Vivian Chi-Hua Wu’s findings are more good news for medical officials and people who have resolved issues such as obesity, inflammation, allergies and headaches by regulating their digestive tracts.
Wu, an associate professor of microbiology and food safety and PD of Pathogenic Microbiology Laboratory at UMaine, says the “addition of lowbush wild blueberries (LWB) to diet can alter the balance of gut microbe in favor of members of the Actinobacteria phylum,” which have known impacts on human health.
Wu’s group and her collaborators studied blueberry’s impact on gut microbial population dynamics and gastrointestinal health in Sprague Dawley rats. For six weeks, they fed one group of rats a control diet and another group an LWB-enriched diet.
They found wild blueberries have prebiotic potential. A prebiotic is a plant fiber that promotes growth of good bacteria in the colon, thereby promoting digestive and health benefits.
Xenobiotic (chemicals foreign to the body) biodegradation and metabolism were also significantly greater in rats that ate the LWB-enriched diet, Wu says.
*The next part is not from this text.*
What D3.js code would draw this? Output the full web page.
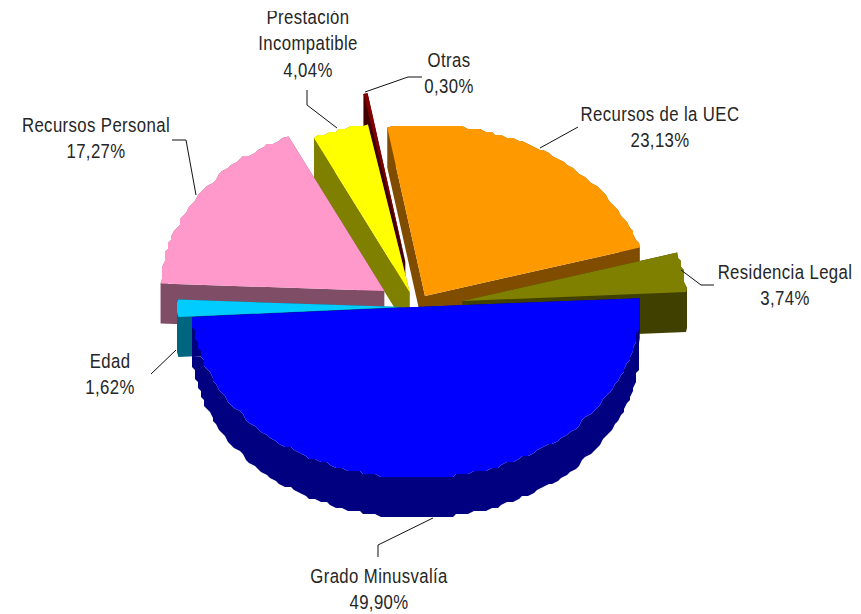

In addition, Wu’s team found lower levels of Enterococcus (bacteria sometimes responsible for infections) in rats that ate an LWB-enriched diet. This, she says, suggests the “protective anti-inflammatory effect of blueberries can be accredited to microbial metabolism, which is dependent on the composition of the microbiota (gut flora).”
Several of Wu’s findings corroborate other studies that tout health benefits of blueberries.
“While a direct link between gut microbial function and LWB’s perceived health effects have not been concretely established,” Wu says these findings can be used to “design diet interventions that aid in promoting gut health and homeostasis.”
Wu conducted the research with Alison Lacombe, Dorothy Klimis-Zacas, Aleksandra Kristo, Shravani Tadepalli, Emily Krauss and Ryan Young from UMaine, as well as Robert Li, a research molecular biologist with the United States Department of Agriculture.